▶ _WORKING DATA_:
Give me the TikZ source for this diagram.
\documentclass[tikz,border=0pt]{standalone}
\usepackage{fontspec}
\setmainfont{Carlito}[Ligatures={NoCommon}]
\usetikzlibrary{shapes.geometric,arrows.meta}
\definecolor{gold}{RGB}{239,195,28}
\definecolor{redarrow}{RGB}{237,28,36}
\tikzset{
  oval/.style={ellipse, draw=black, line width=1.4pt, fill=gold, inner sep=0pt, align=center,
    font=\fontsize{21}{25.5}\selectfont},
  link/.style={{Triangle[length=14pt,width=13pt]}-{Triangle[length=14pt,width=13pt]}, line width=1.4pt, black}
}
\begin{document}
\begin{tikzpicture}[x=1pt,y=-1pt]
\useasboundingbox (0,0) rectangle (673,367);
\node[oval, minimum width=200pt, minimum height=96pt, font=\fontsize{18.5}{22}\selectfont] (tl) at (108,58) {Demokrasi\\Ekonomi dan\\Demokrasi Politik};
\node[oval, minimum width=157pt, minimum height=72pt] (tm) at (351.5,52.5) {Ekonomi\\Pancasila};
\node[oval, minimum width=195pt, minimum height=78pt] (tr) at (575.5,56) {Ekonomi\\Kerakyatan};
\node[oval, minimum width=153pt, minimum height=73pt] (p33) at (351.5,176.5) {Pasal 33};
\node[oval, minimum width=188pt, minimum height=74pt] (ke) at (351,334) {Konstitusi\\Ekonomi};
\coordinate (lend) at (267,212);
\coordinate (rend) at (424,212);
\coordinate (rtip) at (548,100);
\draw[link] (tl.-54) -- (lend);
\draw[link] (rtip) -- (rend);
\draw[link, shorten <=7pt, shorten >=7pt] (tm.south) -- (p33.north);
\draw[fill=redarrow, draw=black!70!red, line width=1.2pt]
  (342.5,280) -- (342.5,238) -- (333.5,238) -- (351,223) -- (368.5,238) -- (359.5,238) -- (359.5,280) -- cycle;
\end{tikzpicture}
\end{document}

...

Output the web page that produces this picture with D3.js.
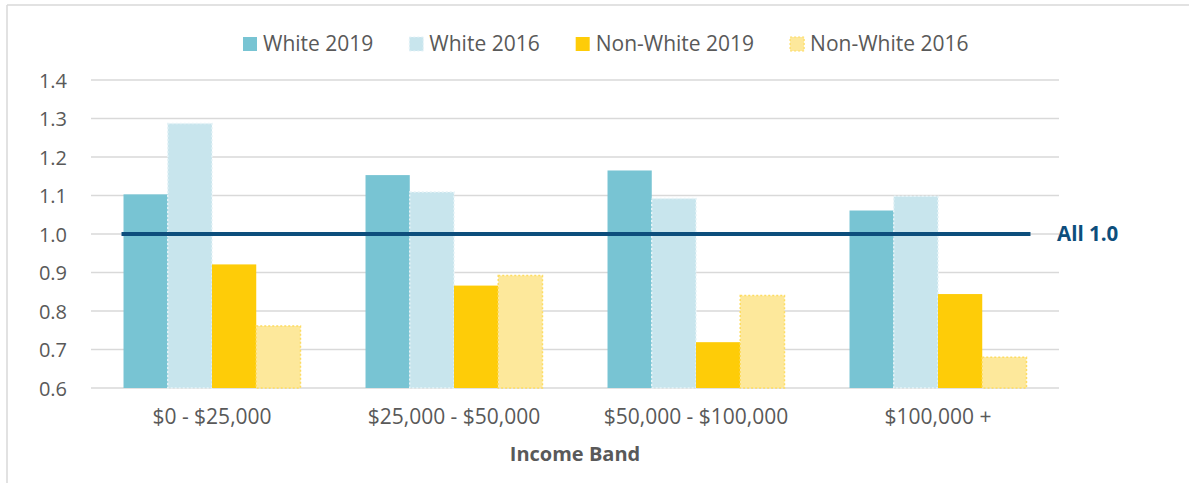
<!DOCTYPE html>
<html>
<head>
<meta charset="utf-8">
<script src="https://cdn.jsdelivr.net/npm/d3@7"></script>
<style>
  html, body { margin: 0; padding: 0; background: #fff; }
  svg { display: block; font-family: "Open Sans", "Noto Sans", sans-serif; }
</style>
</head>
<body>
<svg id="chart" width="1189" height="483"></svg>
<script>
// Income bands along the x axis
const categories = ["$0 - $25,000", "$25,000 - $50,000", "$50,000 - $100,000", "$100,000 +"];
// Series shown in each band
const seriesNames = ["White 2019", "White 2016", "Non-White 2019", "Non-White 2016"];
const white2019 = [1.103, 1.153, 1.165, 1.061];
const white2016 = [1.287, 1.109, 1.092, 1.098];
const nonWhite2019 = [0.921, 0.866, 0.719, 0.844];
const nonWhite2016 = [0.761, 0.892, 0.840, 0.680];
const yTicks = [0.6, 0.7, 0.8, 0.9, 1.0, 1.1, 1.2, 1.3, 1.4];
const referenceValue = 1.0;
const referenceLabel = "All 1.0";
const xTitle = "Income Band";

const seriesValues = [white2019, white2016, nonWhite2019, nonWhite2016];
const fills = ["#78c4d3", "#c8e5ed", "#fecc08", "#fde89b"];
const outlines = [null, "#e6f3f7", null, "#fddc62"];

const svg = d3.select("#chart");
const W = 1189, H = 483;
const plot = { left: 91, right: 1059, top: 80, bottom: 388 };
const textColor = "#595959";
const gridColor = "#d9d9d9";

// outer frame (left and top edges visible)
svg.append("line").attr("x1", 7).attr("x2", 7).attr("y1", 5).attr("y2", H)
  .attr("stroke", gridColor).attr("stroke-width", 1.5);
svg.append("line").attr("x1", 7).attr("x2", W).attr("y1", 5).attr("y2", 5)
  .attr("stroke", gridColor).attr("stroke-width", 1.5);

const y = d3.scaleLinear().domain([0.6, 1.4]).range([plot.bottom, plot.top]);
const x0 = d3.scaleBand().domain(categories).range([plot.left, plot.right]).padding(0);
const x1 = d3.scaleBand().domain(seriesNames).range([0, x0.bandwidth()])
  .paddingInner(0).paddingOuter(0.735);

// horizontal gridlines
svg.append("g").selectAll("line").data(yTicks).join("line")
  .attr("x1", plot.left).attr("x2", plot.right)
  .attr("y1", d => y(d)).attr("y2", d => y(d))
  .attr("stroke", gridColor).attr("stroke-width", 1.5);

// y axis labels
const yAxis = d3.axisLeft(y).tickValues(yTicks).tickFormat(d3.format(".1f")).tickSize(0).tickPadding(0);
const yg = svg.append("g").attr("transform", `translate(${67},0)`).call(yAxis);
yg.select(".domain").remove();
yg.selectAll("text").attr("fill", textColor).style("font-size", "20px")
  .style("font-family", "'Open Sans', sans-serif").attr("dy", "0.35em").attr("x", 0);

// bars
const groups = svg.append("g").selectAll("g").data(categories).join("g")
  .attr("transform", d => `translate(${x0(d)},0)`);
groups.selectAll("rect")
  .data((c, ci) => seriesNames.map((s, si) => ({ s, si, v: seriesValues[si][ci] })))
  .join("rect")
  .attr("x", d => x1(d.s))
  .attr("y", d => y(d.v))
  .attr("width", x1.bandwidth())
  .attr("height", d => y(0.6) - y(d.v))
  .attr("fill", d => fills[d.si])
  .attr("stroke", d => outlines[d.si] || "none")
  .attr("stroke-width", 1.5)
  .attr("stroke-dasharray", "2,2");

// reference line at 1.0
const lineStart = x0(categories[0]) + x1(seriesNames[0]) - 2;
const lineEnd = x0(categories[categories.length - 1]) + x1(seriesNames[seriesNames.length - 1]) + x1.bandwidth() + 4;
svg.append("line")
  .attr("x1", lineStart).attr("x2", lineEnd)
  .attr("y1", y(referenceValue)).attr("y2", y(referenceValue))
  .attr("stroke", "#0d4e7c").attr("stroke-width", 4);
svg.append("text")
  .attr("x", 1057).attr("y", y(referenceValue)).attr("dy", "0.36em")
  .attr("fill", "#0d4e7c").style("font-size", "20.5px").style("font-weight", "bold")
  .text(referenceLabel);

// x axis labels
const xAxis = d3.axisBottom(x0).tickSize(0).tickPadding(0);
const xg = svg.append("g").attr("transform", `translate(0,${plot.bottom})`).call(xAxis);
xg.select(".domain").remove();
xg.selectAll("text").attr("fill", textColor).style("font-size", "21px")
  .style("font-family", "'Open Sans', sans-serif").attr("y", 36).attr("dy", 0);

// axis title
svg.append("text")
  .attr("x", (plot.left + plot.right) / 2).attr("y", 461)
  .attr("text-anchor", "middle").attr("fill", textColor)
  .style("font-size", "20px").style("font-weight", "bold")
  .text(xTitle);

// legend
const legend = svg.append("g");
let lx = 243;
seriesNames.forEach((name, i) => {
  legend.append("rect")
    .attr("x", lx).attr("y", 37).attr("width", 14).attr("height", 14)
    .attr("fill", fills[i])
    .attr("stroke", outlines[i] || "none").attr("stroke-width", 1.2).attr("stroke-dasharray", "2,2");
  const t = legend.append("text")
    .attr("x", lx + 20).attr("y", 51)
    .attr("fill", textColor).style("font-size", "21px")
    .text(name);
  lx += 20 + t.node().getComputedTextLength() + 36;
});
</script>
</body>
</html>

▶ _WORK TO DO_: Report how many lines of the data contain the word "this", using the number alone.

▶ _RESULT OF THE TASK_: 2